▶ **What is asked**: Gather all lines with "this" from the records.

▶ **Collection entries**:
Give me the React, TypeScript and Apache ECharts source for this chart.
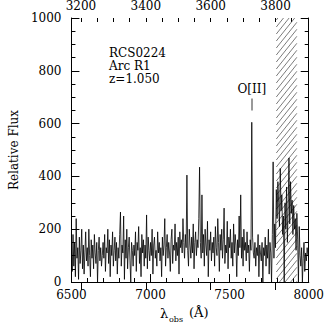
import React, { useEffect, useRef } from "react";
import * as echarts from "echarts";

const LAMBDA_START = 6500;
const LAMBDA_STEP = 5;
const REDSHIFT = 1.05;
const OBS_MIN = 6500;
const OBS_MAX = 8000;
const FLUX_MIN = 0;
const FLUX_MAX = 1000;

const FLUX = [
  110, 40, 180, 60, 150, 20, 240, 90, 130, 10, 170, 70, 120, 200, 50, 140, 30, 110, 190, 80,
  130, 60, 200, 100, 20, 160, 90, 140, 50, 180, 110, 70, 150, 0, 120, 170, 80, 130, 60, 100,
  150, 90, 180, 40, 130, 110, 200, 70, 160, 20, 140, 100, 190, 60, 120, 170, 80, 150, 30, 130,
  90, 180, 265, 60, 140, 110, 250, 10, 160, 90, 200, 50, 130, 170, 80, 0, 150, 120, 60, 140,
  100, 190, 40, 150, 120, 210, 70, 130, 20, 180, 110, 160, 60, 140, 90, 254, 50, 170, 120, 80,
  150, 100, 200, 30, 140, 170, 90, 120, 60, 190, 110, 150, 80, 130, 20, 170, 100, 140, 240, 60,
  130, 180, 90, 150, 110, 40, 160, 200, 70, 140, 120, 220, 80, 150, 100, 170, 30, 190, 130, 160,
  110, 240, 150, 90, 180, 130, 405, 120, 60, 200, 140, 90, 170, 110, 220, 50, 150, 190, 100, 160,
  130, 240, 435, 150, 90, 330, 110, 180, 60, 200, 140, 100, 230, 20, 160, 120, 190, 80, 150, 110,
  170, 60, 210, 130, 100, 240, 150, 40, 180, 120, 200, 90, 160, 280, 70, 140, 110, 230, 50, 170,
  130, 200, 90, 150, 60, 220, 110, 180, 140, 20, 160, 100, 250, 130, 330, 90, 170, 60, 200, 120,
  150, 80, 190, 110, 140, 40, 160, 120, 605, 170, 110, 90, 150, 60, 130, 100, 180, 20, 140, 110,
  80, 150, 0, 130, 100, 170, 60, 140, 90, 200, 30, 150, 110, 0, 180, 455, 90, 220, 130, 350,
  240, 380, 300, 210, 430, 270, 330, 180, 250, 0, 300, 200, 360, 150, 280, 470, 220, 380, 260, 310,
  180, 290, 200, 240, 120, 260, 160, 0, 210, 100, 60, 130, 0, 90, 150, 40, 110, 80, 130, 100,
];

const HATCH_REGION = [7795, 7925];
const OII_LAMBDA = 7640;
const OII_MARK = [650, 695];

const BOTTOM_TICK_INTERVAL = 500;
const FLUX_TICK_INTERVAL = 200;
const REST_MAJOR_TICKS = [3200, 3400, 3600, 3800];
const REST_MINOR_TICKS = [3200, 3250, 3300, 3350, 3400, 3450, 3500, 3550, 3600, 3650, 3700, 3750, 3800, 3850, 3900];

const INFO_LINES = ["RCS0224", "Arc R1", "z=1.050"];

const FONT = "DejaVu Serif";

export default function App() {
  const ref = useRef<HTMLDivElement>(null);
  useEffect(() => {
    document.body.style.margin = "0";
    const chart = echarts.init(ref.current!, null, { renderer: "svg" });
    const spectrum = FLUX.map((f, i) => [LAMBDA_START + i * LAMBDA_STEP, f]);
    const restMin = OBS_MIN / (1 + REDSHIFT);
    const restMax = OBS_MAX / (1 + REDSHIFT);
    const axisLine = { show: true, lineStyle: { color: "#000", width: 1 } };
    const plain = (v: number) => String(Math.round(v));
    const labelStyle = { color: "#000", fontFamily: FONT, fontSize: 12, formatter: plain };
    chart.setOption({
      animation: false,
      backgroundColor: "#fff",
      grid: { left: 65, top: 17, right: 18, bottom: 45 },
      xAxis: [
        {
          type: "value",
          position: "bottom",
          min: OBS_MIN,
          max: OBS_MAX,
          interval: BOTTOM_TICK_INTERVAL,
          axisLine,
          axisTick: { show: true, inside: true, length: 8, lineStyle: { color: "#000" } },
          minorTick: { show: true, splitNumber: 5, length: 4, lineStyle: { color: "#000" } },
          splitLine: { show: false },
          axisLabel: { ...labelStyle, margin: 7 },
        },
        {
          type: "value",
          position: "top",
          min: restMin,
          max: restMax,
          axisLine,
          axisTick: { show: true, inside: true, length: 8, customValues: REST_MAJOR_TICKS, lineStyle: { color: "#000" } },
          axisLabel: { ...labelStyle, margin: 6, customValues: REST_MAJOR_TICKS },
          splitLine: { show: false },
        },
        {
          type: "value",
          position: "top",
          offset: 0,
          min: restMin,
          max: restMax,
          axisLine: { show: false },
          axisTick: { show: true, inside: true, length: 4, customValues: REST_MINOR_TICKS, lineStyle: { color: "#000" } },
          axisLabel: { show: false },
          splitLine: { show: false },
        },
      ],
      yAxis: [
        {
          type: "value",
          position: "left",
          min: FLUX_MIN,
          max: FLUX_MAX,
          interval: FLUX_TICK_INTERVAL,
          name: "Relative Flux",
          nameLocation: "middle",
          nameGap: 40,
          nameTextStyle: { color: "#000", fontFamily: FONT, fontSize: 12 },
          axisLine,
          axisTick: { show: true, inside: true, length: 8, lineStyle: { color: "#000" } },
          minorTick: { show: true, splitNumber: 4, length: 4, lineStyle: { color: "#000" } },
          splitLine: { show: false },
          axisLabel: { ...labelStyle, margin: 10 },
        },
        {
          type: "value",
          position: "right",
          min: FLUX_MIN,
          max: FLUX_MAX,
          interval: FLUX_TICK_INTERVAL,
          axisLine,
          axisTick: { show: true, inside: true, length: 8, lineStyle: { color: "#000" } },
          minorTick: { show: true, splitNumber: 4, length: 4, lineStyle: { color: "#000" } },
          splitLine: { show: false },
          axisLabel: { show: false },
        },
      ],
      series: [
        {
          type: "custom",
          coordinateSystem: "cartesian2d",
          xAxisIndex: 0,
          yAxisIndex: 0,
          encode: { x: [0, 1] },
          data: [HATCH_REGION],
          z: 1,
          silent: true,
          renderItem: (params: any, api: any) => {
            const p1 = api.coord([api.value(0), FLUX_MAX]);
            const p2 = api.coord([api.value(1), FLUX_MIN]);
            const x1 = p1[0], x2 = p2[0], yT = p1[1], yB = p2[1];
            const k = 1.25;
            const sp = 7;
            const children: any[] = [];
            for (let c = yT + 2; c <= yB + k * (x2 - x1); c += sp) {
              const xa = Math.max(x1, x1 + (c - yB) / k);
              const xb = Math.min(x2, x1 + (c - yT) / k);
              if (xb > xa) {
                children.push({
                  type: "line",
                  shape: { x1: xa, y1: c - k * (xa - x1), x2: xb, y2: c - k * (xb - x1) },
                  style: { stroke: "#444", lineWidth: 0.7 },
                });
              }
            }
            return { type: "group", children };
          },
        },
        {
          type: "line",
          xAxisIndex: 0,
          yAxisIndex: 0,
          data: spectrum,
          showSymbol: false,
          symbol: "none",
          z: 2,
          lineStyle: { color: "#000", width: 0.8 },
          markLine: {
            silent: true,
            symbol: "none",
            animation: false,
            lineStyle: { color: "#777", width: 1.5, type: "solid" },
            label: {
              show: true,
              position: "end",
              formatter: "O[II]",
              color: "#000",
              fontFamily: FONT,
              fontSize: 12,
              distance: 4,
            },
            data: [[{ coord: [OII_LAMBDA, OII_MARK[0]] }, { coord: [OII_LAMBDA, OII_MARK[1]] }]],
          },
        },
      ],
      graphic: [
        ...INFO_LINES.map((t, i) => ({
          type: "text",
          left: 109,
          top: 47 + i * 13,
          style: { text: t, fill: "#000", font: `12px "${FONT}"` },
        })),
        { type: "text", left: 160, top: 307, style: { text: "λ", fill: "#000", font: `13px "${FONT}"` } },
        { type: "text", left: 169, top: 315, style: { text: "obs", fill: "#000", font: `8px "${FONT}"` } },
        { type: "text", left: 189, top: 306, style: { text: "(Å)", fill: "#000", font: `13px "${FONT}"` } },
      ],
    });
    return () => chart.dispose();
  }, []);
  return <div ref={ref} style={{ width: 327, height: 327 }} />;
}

==

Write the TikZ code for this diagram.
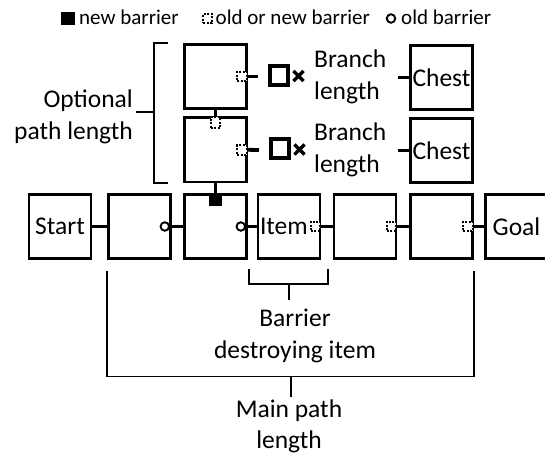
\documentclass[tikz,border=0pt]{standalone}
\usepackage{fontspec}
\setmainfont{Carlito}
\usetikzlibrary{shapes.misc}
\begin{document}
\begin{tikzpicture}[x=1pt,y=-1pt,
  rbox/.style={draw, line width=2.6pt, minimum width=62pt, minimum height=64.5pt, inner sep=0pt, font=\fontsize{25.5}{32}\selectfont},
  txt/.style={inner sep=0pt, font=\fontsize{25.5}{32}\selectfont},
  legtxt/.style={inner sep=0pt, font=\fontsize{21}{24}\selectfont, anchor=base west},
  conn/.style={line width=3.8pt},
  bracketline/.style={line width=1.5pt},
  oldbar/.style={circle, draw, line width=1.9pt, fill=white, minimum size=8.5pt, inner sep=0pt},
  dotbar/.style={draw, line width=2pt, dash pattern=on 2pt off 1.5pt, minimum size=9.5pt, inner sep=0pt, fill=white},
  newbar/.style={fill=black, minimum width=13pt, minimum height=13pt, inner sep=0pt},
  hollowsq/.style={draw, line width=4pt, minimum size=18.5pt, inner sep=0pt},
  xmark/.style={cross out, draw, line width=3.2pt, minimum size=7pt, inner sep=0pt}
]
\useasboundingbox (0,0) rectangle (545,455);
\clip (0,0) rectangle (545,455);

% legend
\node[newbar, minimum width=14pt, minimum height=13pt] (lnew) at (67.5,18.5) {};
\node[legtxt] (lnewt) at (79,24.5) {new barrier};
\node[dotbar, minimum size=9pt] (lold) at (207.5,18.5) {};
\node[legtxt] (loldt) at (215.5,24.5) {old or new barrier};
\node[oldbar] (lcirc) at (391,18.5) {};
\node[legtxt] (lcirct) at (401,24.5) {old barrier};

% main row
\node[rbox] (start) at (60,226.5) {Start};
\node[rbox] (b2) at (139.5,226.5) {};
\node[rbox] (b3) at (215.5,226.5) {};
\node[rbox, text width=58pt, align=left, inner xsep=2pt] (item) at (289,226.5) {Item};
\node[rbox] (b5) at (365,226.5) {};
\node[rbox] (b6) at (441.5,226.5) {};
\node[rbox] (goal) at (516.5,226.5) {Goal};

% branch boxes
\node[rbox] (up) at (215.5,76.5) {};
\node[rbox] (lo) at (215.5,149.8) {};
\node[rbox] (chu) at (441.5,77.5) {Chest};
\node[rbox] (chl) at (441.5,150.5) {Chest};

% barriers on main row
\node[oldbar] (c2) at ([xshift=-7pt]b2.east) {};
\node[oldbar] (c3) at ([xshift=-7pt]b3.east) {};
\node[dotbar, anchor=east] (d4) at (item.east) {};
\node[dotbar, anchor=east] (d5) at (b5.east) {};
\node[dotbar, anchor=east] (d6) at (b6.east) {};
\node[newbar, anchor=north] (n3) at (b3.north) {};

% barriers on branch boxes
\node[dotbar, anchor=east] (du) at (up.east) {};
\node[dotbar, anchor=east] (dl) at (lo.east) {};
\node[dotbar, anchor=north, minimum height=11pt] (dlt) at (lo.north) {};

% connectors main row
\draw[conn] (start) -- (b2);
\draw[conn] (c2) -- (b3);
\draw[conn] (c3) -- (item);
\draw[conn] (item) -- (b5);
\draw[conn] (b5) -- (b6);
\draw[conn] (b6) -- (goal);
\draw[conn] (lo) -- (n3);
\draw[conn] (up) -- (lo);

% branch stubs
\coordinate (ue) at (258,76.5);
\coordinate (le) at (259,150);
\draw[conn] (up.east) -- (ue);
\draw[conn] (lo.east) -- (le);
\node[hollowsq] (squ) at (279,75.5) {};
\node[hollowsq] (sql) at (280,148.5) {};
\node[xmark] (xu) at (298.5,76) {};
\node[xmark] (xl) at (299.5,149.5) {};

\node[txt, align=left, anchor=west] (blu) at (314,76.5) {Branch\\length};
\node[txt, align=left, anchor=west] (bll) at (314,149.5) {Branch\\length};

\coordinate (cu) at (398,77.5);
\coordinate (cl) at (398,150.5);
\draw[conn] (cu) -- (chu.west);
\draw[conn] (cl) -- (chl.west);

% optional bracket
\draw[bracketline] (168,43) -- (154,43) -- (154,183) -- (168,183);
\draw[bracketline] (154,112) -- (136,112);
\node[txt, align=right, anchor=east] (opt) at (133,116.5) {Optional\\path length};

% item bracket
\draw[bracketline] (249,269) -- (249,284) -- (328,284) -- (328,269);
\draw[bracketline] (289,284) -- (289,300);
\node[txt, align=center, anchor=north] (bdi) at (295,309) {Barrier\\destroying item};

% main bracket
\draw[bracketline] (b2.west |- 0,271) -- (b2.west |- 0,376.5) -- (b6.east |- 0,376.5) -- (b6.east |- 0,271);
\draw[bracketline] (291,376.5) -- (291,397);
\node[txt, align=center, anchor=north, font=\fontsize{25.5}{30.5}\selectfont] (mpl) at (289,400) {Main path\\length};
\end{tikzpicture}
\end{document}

▶ **Exercise solution**:
Give me the React, TypeScript and Apache ECharts source for this chart.
Write the TikZ code for this diagram.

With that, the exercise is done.